The study, published in Athens Journal of History, suggests that ancient people understood an effect caused by the gradual shift of Earth's rotational axis.


Devdiscourse News Desk | London | Updated: 28-11-2018 12:01 IST | Created: 28-11-2018 11:30 IST
World's oldest cave paintings reveal humans understood astronomy 40,000 yrs ago

Some of the world's oldest cave paintings, found at sites across Europe, reveal that human ancestors may have had an advanced knowledge of astronomy as far back as 40,000 years ago, a study has found.

The animal symbols in the artwork represent star constellations in the night sky, and are used to represent dates and mark events such as comet strikes, according to researchers from University of Edinburgh in the UK.

They reveal that, perhaps as far back as 40,000 years ago, humans kept track of time using knowledge of how the position of the stars slowly changes over thousands of years.

The study, published in Athens Journal of History, suggests that ancient people understood an effect caused by the gradual shift of Earth's rotational axis.

Discovery of this phenomenon, called precession of the equinoxes, was previously credited to the ancient Greeks.

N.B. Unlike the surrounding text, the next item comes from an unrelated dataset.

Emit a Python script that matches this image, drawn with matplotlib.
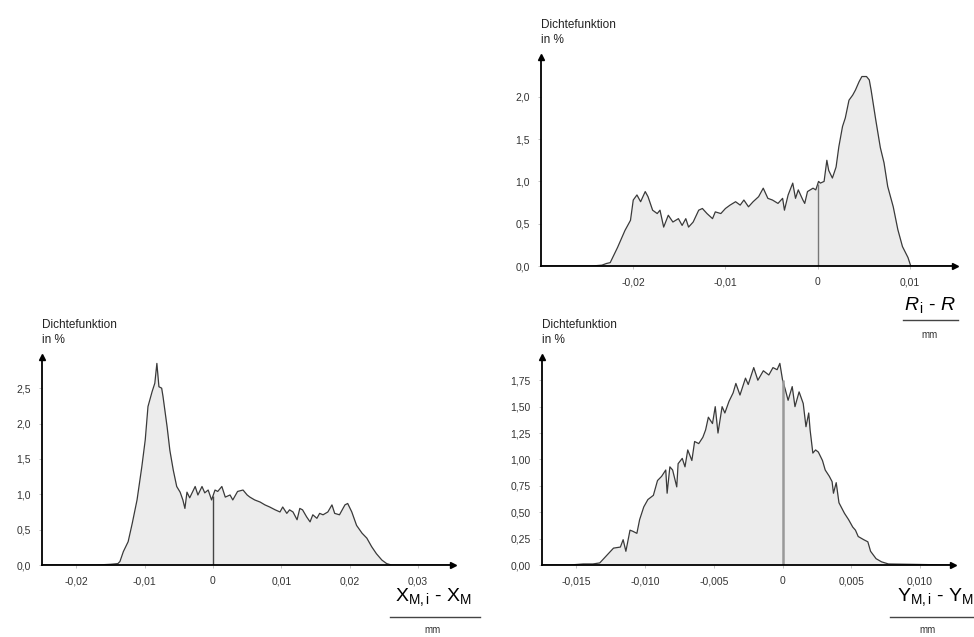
import matplotlib
matplotlib.use("Agg")
import matplotlib.pyplot as plt
import numpy as np

plt.rcParams['font.family'] = ['Liberation Sans', 'DejaVu Sans']
plt.rcParams['mathtext.fontset'] = 'custom'
plt.rcParams['mathtext.rm'] = 'Liberation Sans'
plt.rcParams['mathtext.it'] = 'Liberation Sans:italic'

# --- R_i - R (oben rechts) ---
r_x = [-0.0300, -0.0245, -0.0234, -0.0229, -0.0225, -0.0217, -0.0209, -0.0203, -0.0200, -0.0196,
       -0.0192, -0.0187, -0.0184, -0.0179, -0.0174, -0.0171, -0.0167, -0.0162, -0.0157, -0.0151,
       -0.0147, -0.0143, -0.0140, -0.0135, -0.0129, -0.0125, -0.0120, -0.0114, -0.0111, -0.0105,
       -0.0100, -0.0095, -0.0089, -0.0084, -0.0080, -0.0075, -0.0070, -0.0064, -0.0059, -0.0054,
       -0.0049, -0.0043, -0.0038, -0.0036, -0.0032, -0.0027, -0.0024, -0.0021, -0.0016, -0.0014,
       -0.0011, -0.0005, -0.0002, 0.0001, 0.0003, 0.0007, 0.0010, 0.0012, 0.0016, 0.0020,
       0.0023, 0.0027, 0.0030, 0.0034, 0.0038, 0.0041, 0.0045, 0.0048, 0.0053, 0.0056,
       0.0058, 0.0063, 0.0068, 0.0072, 0.0076, 0.0082, 0.0087, 0.0092, 0.0098, 0.0101, 0.0149]
r_y = [0, 0, 0.01, 0.03, 0.04, 0.22, 0.42, 0.54, 0.78, 0.84,
       0.76, 0.88, 0.82, 0.66, 0.62, 0.66, 0.46, 0.60, 0.52, 0.56,
       0.48, 0.56, 0.46, 0.52, 0.66, 0.68, 0.62, 0.56, 0.64, 0.62,
       0.68, 0.72, 0.76, 0.72, 0.78, 0.70, 0.76, 0.82, 0.92, 0.80,
       0.78, 0.74, 0.80, 0.66, 0.84, 0.98, 0.80, 0.90, 0.78, 0.74,
       0.88, 0.92, 0.90, 1.00, 0.98, 1.00, 1.25, 1.13, 1.04, 1.17,
       1.41, 1.65, 1.75, 1.96, 2.02, 2.08, 2.18, 2.24, 2.24, 2.20,
       2.08, 1.73, 1.40, 1.22, 0.94, 0.70, 0.43, 0.23, 0.10, 0.0, 0.0]
r_xticks = [-0.02, -0.01, 0, 0.01]
r_xlabels = ['-0,02', '-0,01', '0', '0,01']
r_yticks = [0, 0.5, 1.0, 1.5, 2.0]
r_ylabels = ['0,0', '0,5', '1,0', '1,5', '2,0']

# --- X_M,i - X_M (unten links) ---
x_x = [-0.0250, -0.0170, -0.0150, -0.0139, -0.0136, -0.0131, -0.0124, -0.0118, -0.0111, -0.0104,
       -0.0099, -0.0095, -0.0089, -0.0085, -0.0082, -0.0079, -0.0075, -0.0073, -0.0067, -0.0063,
       -0.0058, -0.0053, -0.0048, -0.0044, -0.0041, -0.0038, -0.0034, -0.0026, -0.0022, -0.0016,
       -0.0012, -0.0007, -0.0002, 0.0003, 0.0007, 0.0013, 0.0018, 0.0025, 0.0029, 0.0036,
       0.0044, 0.0050, 0.0054, 0.0061, 0.0069, 0.0076, 0.0083, 0.0091, 0.0098, 0.0102,
       0.0108, 0.0112, 0.0117, 0.0123, 0.0127, 0.0131, 0.0137, 0.0142, 0.0146, 0.0152,
       0.0156, 0.0161, 0.0168, 0.0174, 0.0178, 0.0185, 0.0193, 0.0197, 0.0203, 0.0210,
       0.0218, 0.0225, 0.0232, 0.0239, 0.0247, 0.0254, 0.0261, 0.0351]
x_y = [0, 0, 0.01, 0.02, 0.05, 0.19, 0.33, 0.59, 0.92, 1.39,
       1.77, 2.24, 2.45, 2.57, 2.85, 2.52, 2.50, 2.38, 1.95, 1.62,
       1.34, 1.11, 1.03, 0.92, 0.80, 1.03, 0.95, 1.11, 0.99, 1.11,
       1.02, 1.06, 0.92, 1.06, 1.04, 1.11, 0.96, 0.99, 0.92, 1.04,
       1.06, 0.99, 0.96, 0.92, 0.89, 0.85, 0.82, 0.78, 0.75, 0.82,
       0.73, 0.78, 0.75, 0.64, 0.80, 0.78, 0.68, 0.61, 0.71, 0.66,
       0.73, 0.71, 0.75, 0.85, 0.73, 0.71, 0.85, 0.87, 0.75, 0.56,
       0.45, 0.38, 0.26, 0.16, 0.07, 0.02, 0.0, 0.0]
x_xticks = [-0.02, -0.01, 0, 0.01, 0.02, 0.03]
x_xlabels = ['-0,02', '-0,01', '0', '0,01', '0,02', '0,03']
x_yticks = [0, 0.5, 1.0, 1.5, 2.0, 2.5]
x_ylabels = ['0,0', '0,5', '1,0', '1,5', '2,0', '2,5']

# --- Y_M,i - Y_M (unten rechts) ---
y_x = [-0.0175, -0.0155, -0.0145, -0.0138, -0.0133, -0.0128, -0.0123, -0.0118, -0.0116, -0.0114,
       -0.0111, -0.0109, -0.0106, -0.0104, -0.0101, -0.0098, -0.0094, -0.0091, -0.0088, -0.0085,
       -0.0084, -0.0082, -0.0080, -0.0077, -0.0076, -0.0073, -0.0071, -0.0069, -0.0066, -0.0064,
       -0.0061, -0.0058, -0.0056, -0.0054, -0.0051, -0.0049, -0.0047, -0.0044, -0.0042, -0.0039,
       -0.0036, -0.0034, -0.0031, -0.0027, -0.0025, -0.0021, -0.0018, -0.0014, -0.0010, -0.0007,
       -0.0004, -0.0002, 0.0, 0.0002, 0.0004, 0.0007, 0.0009, 0.0012, 0.0015, 0.0017,
       0.0019, 0.0020, 0.0022, 0.0024, 0.0026, 0.0029, 0.0031, 0.0034, 0.0036, 0.0037,
       0.0039, 0.0041, 0.0045, 0.0048, 0.0051, 0.0053, 0.0055, 0.0059, 0.0062, 0.0064,
       0.0068, 0.0072, 0.0077, 0.0124]
y_y = [0, 0, 0.01, 0.01, 0.02, 0.09, 0.16, 0.17, 0.24, 0.13,
       0.33, 0.32, 0.30, 0.43, 0.55, 0.62, 0.66, 0.80, 0.84, 0.90,
       0.68, 0.93, 0.90, 0.74, 0.96, 1.01, 0.93, 1.09, 0.99, 1.17,
       1.15, 1.21, 1.28, 1.40, 1.34, 1.50, 1.25, 1.50, 1.44, 1.55,
       1.63, 1.72, 1.61, 1.77, 1.71, 1.87, 1.75, 1.84, 1.80, 1.87,
       1.85, 1.91, 1.75, 1.66, 1.56, 1.69, 1.50, 1.64, 1.53, 1.31,
       1.44, 1.28, 1.06, 1.09, 1.07, 0.99, 0.90, 0.84, 0.79, 0.68,
       0.78, 0.59, 0.49, 0.43, 0.36, 0.33, 0.27, 0.24, 0.22, 0.13,
       0.06, 0.03, 0.01, 0.0]
y_xticks = [-0.015, -0.010, -0.005, 0, 0.005, 0.010]
y_xlabels = ['-0,015', '-0,010', '-0,005', '0', '0,005', '0,010']
y_yticks = [0, 0.25, 0.5, 0.75, 1.0, 1.25, 1.5, 1.75]
y_ylabels = ['0,00', '0,25', '0,50', '0,75', '1,00', '1,25', '1,50', '1,75']

fig = plt.figure(figsize=(9.74, 6.37), dpi=100)


def panel(rect, xs, ys, xlim, ylim, xticks, xlabels, yticks, ylabels, zero_color, zero_lw):
    ax = fig.add_axes(rect)
    ax.fill_between(xs, ys, 0, color='#ececec', lw=0)
    ax.plot(xs, ys, color='#3a3a3a', lw=0.9)
    # senkrechte Linie bei 0
    ax.vlines(0, 0, np.interp(0, xs, ys), color=zero_color, lw=zero_lw)
    ax.set_xlim(xlim)
    ax.set_ylim(ylim)
    ax.set_xticks(xticks)
    ax.set_xticklabels(xlabels)
    ax.set_yticks(yticks)
    ax.set_yticklabels(ylabels)
    ax.tick_params(length=2, width=0.6, color='#bbbbbb', labelsize=7.5, labelcolor='#333333', pad=6)
    ax.spines[['top', 'right']].set_visible(False)
    ax.spines[['left', 'bottom']].set_linewidth(1.3)
    # Pfeile an den Achsen
    ax.plot(1, 0, '>', color='black', ms=5, transform=ax.transAxes, clip_on=False)
    ax.plot(0, 1, '^', color='black', ms=5, transform=ax.transAxes, clip_on=False)
    ax.text(0, 1.055, 'Dichtefunktion\nin %', transform=ax.transAxes, fontsize=8.5,
            color='#222222', va='bottom', ha='left', linespacing=1.3)
    return ax


panel([0.5555, 0.5824, 0.425, 0.328], r_x, r_y, (-0.0300, 0.0149), (0, 2.47),
      r_xticks, r_xlabels, r_yticks, r_ylabels, '#777777', 1.0)
panel([0.0431, 0.1130, 0.422, 0.3265], x_x, x_y, (-0.0250, 0.0351), (0, 2.94),
      x_xticks, x_xlabels, x_yticks, x_ylabels, '#444444', 1.0)
panel([0.5565, 0.1130, 0.422, 0.3265], y_x, y_y, (-0.0175, 0.0124), (0, 1.97),
      y_xticks, y_xlabels, y_yticks, y_ylabels, '#999999', 1.8)

# Achsenbeschriftungen als Bruch mit "mm"
fig.text(930 / 974, 1 - 305 / 637, r'$\mathit{R}_{\,\mathrm{i}}$ - $\mathit{R}$', fontsize=14,
         ha='center', va='center')
fig.add_artist(plt.Line2D([903 / 974, 958 / 974], [1 - 320 / 637] * 2, color='#444444', lw=1))
fig.text(930 / 974, 1 - 335 / 637, 'mm', fontsize=7, ha='center', va='center', color='#333333')

fig.text(433 / 974, 1 - 597 / 637, r'$\mathrm{X}_{\mathrm{M,i}}$ - $\mathrm{X}_{\mathrm{M}}$', fontsize=14,
         ha='center', va='center')
fig.add_artist(plt.Line2D([390 / 974, 480 / 974], [1 - 617 / 637] * 2, color='#444444', lw=1))
fig.text(433 / 974, 1 - 630 / 637, 'mm', fontsize=7, ha='center', va='center', color='#333333')

fig.text(935 / 974, 1 - 597 / 637, r'$\mathrm{Y}_{\mathrm{M,i}}$ - $\mathrm{Y}_{\mathrm{M}}$', fontsize=14,
         ha='center', va='center')
fig.add_artist(plt.Line2D([890 / 974, 1.0], [1 - 617 / 637] * 2, color='#444444', lw=1))
fig.text(928 / 974, 1 - 630 / 637, 'mm', fontsize=7, ha='center', va='center', color='#333333')

fig.savefig('out.png', dpi=100)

Around the time that Neanderthals became extinct, and perhaps before humankind settled in Western Europe, people could define dates to within 250 years.

The findings indicate that the astronomical insights of ancient people were far greater than previously believed.

Their knowledge may have aided navigation of the open seas, with implications for our understanding of prehistoric human migration, researchers said.

The team studied details of Palaeolithic and Neolithic art featuring animal symbols at sites in Turkey, Spain, France and Germany.

They found all the sites used the same method of date-keeping based on sophisticated astronomy, even though the art was separated in time by tens of thousands of years.

Researchers clarified earlier findings from a study of stone carvings at one of these sites -- Gobekli Tepe in modern-day Turkey -- which is interpreted as a memorial to a devastating comet strike around 11,000 BC.

This strike was thought to have initiated a mini ice-age known as the Younger Dryas period.

They also decoded what is probably the best known ancient artwork -- the Lascaux Shaft Scene in France. The work, which features a dying man and several animals, may commemorate another comet strike around 15,200 BC, researchers suggest.

The team confirmed the findings by comparing the age of many examples of cave art -- known from chemically dating the paints used -- with the positions of stars in ancient times as predicted by sophisticated software.

The world's oldest sculpture, the Lion-Man of Hohlenstein-Stadel Cave, from 38,000 BC, was also found to conform to this ancient time-keeping system.

"Early cave art shows that people had advanced knowledge of the night sky within the last ice age. Intellectually, they were hardly any different to us today," said Martin Sweatman, of the University of Edinburgh, who led the study.

"These findings support a theory of multiple comet impacts over the course of human development, and will probably revolutionise how prehistoric populations are seen," said Sweatman.